— Start of RAW DATA —
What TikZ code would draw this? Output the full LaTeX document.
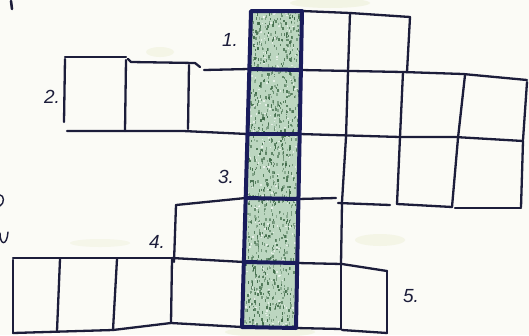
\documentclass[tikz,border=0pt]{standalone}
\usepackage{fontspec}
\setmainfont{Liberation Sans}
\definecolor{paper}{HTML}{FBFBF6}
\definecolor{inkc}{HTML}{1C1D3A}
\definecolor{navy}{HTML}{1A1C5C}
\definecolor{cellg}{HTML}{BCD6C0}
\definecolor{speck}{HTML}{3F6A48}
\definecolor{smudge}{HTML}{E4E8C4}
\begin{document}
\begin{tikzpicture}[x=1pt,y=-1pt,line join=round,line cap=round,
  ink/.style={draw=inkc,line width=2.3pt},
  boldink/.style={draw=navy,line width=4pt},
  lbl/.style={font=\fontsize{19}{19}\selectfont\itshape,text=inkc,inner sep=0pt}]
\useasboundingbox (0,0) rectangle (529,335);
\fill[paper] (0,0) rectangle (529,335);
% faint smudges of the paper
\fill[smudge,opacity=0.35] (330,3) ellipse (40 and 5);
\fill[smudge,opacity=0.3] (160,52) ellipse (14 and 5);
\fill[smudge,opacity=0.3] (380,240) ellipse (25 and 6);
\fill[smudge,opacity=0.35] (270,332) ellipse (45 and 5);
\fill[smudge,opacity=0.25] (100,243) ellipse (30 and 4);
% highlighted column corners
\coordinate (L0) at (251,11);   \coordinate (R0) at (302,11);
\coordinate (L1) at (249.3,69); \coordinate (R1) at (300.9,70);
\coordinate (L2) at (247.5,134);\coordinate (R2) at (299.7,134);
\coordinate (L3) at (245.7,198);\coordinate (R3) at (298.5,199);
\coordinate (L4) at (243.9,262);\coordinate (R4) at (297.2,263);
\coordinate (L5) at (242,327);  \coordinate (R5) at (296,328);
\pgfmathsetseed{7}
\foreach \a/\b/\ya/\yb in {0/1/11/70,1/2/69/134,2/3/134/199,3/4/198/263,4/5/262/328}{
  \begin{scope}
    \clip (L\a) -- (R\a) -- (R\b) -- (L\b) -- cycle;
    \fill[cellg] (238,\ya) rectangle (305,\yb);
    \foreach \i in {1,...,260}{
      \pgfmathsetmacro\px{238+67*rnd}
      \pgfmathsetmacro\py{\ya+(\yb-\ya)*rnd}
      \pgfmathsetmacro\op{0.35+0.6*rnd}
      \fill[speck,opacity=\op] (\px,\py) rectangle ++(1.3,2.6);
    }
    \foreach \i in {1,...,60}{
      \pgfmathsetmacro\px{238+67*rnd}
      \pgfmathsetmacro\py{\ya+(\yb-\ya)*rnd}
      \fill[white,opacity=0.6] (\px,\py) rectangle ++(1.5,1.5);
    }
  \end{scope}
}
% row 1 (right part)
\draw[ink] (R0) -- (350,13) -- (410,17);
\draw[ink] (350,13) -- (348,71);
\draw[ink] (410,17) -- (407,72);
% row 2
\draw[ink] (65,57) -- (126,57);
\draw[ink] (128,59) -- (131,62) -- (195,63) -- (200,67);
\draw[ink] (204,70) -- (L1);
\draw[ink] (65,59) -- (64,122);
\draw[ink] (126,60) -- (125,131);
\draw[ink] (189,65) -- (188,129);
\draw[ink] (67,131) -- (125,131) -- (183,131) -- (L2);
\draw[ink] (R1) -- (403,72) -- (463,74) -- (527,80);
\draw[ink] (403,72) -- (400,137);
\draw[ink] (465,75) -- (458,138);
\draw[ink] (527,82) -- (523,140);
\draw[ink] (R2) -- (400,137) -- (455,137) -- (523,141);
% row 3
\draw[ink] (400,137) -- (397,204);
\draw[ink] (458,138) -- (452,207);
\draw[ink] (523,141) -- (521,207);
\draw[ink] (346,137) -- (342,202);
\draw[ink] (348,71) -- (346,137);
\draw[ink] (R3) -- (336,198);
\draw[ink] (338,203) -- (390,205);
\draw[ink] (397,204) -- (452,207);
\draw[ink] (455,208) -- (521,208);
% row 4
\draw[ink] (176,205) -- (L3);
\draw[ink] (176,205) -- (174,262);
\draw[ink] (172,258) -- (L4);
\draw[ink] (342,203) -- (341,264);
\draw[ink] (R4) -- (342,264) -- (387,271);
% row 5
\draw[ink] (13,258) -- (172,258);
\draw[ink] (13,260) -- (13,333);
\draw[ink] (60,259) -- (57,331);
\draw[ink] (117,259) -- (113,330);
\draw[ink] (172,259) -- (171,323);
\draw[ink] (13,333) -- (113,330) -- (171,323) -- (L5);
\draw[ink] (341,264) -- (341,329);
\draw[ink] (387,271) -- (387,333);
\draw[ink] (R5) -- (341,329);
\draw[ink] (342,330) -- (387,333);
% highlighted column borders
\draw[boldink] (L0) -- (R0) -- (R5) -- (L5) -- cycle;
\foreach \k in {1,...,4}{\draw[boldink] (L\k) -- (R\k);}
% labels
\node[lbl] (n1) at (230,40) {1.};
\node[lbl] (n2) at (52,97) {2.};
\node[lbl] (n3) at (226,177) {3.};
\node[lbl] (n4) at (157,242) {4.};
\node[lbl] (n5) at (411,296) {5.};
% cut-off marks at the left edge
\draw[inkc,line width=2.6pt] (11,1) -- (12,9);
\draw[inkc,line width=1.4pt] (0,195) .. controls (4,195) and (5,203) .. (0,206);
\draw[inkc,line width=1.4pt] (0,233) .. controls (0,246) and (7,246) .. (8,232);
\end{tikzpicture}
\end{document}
— End of RAW DATA —
→ TASK TO CARRY OUT
Reproduce all of the data exactly, omitting each picture it holds.

→ WRITTEN RESPONSE
What TikZ code would draw this? Output the full LaTeX document.
\documentclass[tikz,border=0pt]{standalone}
\usepackage{fontspec}
\setmainfont{Liberation Sans}
\definecolor{paper}{HTML}{FBFBF6}
\definecolor{inkc}{HTML}{1C1D3A}
\definecolor{navy}{HTML}{1A1C5C}
\definecolor{cellg}{HTML}{BCD6C0}
\definecolor{speck}{HTML}{3F6A48}
\definecolor{smudge}{HTML}{E4E8C4}
\begin{document}
\begin{tikzpicture}[x=1pt,y=-1pt,line join=round,line cap=round,
  ink/.style={draw=inkc,line width=2.3pt},
  boldink/.style={draw=navy,line width=4pt},
  lbl/.style={font=\fontsize{19}{19}\selectfont\itshape,text=inkc,inner sep=0pt}]
\useasboundingbox (0,0) rectangle (529,335);
\fill[paper] (0,0) rectangle (529,335);
% faint smudges of the paper
\fill[smudge,opacity=0.35] (330,3) ellipse (40 and 5);
\fill[smudge,opacity=0.3] (160,52) ellipse (14 and 5);
\fill[smudge,opacity=0.3] (380,240) ellipse (25 and 6);
\fill[smudge,opacity=0.35] (270,332) ellipse (45 and 5);
\fill[smudge,opacity=0.25] (100,243) ellipse (30 and 4);
% highlighted column corners
\coordinate (L0) at (251,11);   \coordinate (R0) at (302,11);
\coordinate (L1) at (249.3,69); \coordinate (R1) at (300.9,70);
\coordinate (L2) at (247.5,134);\coordinate (R2) at (299.7,134);
\coordinate (L3) at (245.7,198);\coordinate (R3) at (298.5,199);
\coordinate (L4) at (243.9,262);\coordinate (R4) at (297.2,263);
\coordinate (L5) at (242,327);  \coordinate (R5) at (296,328);
\pgfmathsetseed{7}
\foreach \a/\b/\ya/\yb in {0/1/11/70,1/2/69/134,2/3/134/199,3/4/198/263,4/5/262/328}{
  \begin{scope}
    \clip (L\a) -- (R\a) -- (R\b) -- (L\b) -- cycle;
    \fill[cellg] (238,\ya) rectangle (305,\yb);
    \foreach \i in {1,...,260}{
      \pgfmathsetmacro\px{238+67*rnd}
      \pgfmathsetmacro\py{\ya+(\yb-\ya)*rnd}
      \pgfmathsetmacro\op{0.35+0.6*rnd}
      \fill[speck,opacity=\op] (\px,\py) rectangle ++(1.3,2.6);
    }
    \foreach \i in {1,...,60}{
      \pgfmathsetmacro\px{238+67*rnd}
      \pgfmathsetmacro\py{\ya+(\yb-\ya)*rnd}
      \fill[white,opacity=0.6] (\px,\py) rectangle ++(1.5,1.5);
    }
  \end{scope}
}
% row 1 (right part)
\draw[ink] (R0) -- (350,13) -- (410,17);
\draw[ink] (350,13) -- (348,71);
\draw[ink] (410,17) -- (407,72);
% row 2
\draw[ink] (65,57) -- (126,57);
\draw[ink] (128,59) -- (131,62) -- (195,63) -- (200,67);
\draw[ink] (204,70) -- (L1);
\draw[ink] (65,59) -- (64,122);
\draw[ink] (126,60) -- (125,131);
\draw[ink] (189,65) -- (188,129);
\draw[ink] (67,131) -- (125,131) -- (183,131) -- (L2);
\draw[ink] (R1) -- (403,72) -- (463,74) -- (527,80);
\draw[ink] (403,72) -- (400,137);
\draw[ink] (465,75) -- (458,138);
\draw[ink] (527,82) -- (523,140);
\draw[ink] (R2) -- (400,137) -- (455,137) -- (523,141);
% row 3
\draw[ink] (400,137) -- (397,204);
\draw[ink] (458,138) -- (452,207);
\draw[ink] (523,141) -- (521,207);
\draw[ink] (346,137) -- (342,202);
\draw[ink] (348,71) -- (346,137);
\draw[ink] (R3) -- (336,198);
\draw[ink] (338,203) -- (390,205);
\draw[ink] (397,204) -- (452,207);
\draw[ink] (455,208) -- (521,208);
% row 4
\draw[ink] (176,205) -- (L3);
\draw[ink] (176,205) -- (174,262);
\draw[ink] (172,258) -- (L4);
\draw[ink] (342,203) -- (341,264);
\draw[ink] (R4) -- (342,264) -- (387,271);
% row 5
\draw[ink] (13,258) -- (172,258);
\draw[ink] (13,260) -- (13,333);
\draw[ink] (60,259) -- (57,331);
\draw[ink] (117,259) -- (113,330);
\draw[ink] (172,259) -- (171,323);
\draw[ink] (13,333) -- (113,330) -- (171,323) -- (L5);
\draw[ink] (341,264) -- (341,329);
\draw[ink] (387,271) -- (387,333);
\draw[ink] (R5) -- (341,329);
\draw[ink] (342,330) -- (387,333);
% highlighted column borders
\draw[boldink] (L0) -- (R0) -- (R5) -- (L5) -- cycle;
\foreach \k in {1,...,4}{\draw[boldink] (L\k) -- (R\k);}
% labels
\node[lbl] (n1) at (230,40) {1.};
\node[lbl] (n2) at (52,97) {2.};
\node[lbl] (n3) at (226,177) {3.};
\node[lbl] (n4) at (157,242) {4.};
\node[lbl] (n5) at (411,296) {5.};
% cut-off marks at the left edge
\draw[inkc,line width=2.6pt] (11,1) -- (12,9);
\draw[inkc,line width=1.4pt] (0,195) .. controls (4,195) and (5,203) .. (0,206);
\draw[inkc,line width=1.4pt] (0,233) .. controls (0,246) and (7,246) .. (8,232);
\end{tikzpicture}
\end{document}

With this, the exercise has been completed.